Ultimately, the court concluded that there was no requirement under section 76 for the Condominium Act, 1998 (the “Act”) to specifically advise someone of these potential sewer backups. Rather, the court was of the view that the Corporation’s disclosure obligations were limited to having to disclosed whether it had knowledge of a potential increases of common expenses. The judge concluded that, at the time it issued the status certificate, the Corporation had no knowledge of such future potential expense. Indeed, until the Corporation obtained an engineering report outlining the real issue, the Corporation reasonably believed that its maintenance program was adequate to address the known issues. As such, the court found that the Corporation met its disclosure obligation, both statutorily and at common law.

Lessons learned

Condominium corporations are not insurers. They are not held to a standard of strict liability. All they can do is act reasonably based on the professional knowledge and advice they receive. Corporations are not expected to reach perfection, not even near perfection. That is why owners have insurance. However, if a condominium corporation does not act diligently and in a timely manner, or if it does not reasonably rely on the expertise of its experts, it may be found to have been negligent.
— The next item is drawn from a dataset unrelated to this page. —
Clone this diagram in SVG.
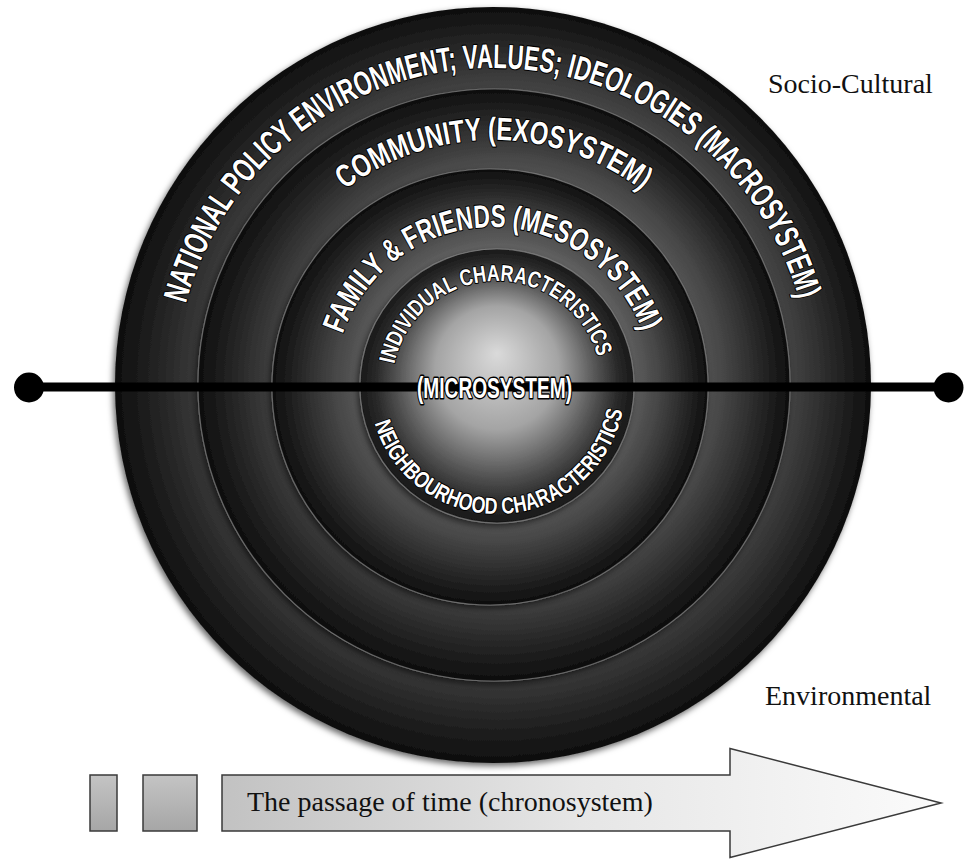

Great care must be exercised when preparing a status certificate, as errors or omissions can attract liability. If a condominium corporation is uncertain whether something should be included in the status certificate, the corporation should err on the side of caution or, alternatively, consult legal counsel.

Additionally, owners (or purchasers) should keep in mind that the status certificate is not a warranty or a home inspection report. Even if a “clear” certificate had been received from a condominium corporation, a purchaser should still conduct his/her due diligence, ask questions, carry out an inspection of the unit and/or consult the records of the condominium corporation.